%%
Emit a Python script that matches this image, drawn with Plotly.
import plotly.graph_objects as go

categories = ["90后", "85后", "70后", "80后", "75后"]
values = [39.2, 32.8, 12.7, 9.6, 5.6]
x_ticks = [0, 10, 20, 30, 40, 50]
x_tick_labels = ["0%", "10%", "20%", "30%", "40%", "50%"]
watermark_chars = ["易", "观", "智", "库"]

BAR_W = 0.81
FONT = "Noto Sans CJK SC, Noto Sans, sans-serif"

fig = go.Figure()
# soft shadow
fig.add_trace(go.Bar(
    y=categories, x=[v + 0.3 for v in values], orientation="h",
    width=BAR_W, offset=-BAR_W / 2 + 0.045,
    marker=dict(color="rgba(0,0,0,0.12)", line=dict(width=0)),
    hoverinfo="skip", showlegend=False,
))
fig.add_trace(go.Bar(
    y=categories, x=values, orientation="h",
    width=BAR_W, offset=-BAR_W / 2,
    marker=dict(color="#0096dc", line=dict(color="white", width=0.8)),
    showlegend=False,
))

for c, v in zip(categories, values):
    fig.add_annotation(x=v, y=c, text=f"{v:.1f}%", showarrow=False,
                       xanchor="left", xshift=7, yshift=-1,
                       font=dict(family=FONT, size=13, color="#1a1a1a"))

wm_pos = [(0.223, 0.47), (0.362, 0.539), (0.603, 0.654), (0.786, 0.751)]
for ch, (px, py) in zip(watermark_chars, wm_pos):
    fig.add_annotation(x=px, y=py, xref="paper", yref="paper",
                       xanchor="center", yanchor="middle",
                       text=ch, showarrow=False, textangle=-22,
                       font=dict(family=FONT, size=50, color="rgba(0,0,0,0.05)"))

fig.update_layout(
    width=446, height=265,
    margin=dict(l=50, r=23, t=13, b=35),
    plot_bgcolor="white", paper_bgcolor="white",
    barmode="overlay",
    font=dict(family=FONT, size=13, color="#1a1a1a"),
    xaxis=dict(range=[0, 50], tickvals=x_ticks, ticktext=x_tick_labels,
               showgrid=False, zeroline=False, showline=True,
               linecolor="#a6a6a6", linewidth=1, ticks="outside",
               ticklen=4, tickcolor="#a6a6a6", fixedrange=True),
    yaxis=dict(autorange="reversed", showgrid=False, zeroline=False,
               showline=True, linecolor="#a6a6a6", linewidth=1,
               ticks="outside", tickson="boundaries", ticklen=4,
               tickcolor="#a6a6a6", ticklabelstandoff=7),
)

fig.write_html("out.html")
%%
%%
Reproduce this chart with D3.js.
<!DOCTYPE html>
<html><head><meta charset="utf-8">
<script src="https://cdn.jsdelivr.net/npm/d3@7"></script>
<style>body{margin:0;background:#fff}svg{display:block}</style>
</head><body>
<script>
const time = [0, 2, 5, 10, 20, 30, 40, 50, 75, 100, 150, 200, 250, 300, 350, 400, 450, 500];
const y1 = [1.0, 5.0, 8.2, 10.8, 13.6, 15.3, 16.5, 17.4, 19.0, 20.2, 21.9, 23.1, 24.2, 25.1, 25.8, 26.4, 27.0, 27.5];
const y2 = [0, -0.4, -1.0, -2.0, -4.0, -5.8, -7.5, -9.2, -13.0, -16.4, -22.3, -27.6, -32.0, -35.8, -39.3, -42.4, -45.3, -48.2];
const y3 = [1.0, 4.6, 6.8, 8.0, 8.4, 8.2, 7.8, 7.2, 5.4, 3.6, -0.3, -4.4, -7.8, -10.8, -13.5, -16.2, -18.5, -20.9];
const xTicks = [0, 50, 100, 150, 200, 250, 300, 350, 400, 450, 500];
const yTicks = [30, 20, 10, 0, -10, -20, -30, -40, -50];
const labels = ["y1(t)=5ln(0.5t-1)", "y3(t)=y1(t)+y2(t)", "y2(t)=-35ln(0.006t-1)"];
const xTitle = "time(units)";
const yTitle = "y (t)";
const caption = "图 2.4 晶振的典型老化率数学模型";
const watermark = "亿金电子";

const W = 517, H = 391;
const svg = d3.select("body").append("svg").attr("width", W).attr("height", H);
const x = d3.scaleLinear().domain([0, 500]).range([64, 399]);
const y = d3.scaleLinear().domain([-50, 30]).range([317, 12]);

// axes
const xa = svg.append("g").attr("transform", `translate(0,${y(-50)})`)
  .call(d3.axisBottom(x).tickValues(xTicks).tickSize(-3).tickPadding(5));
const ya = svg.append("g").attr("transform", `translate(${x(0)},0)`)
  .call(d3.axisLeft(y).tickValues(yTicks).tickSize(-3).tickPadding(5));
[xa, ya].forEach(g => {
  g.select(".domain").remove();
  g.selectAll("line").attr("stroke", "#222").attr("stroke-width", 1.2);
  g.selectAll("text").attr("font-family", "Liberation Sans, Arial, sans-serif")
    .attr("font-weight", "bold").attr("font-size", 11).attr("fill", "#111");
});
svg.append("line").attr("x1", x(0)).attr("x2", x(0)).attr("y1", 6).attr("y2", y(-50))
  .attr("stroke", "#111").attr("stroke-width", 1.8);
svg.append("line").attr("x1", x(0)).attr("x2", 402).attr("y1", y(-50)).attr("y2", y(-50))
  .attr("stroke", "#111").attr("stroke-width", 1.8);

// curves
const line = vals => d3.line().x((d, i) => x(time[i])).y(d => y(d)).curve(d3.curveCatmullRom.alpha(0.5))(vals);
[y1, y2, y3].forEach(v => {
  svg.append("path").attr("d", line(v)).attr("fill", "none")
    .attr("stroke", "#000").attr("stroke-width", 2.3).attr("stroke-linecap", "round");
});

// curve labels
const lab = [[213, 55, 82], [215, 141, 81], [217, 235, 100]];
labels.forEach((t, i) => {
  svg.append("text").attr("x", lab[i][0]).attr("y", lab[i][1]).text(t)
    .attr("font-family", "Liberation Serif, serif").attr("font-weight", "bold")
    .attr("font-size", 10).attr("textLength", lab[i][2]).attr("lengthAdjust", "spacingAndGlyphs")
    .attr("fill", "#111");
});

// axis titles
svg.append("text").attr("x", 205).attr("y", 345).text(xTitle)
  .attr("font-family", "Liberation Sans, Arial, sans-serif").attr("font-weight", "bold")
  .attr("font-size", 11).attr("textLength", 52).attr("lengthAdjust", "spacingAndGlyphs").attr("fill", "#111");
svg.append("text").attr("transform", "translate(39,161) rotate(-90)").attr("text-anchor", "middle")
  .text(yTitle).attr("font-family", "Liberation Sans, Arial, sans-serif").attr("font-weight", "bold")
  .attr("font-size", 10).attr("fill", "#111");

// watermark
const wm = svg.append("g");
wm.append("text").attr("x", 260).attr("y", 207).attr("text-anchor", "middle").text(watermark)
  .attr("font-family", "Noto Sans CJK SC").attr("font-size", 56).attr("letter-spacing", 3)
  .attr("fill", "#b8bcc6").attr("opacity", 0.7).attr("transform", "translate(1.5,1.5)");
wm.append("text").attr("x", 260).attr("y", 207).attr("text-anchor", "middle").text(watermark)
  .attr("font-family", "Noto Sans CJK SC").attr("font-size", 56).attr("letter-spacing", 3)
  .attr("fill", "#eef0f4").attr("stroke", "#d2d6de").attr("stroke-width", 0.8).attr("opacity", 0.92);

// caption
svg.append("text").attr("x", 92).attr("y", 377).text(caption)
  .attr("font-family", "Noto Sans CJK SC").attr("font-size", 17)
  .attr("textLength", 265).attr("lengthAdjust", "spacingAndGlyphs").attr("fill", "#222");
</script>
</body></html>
%%
◆ Directive: Begin at the line that has "Emit a Python" in the entries above; stop after the line that has "import plotly.graph_objects as go". Transcribe exactly those lines and no others.

◆ Result of this exercise:
Emit a Python script that matches this image, drawn with Plotly.
import plotly.graph_objects as go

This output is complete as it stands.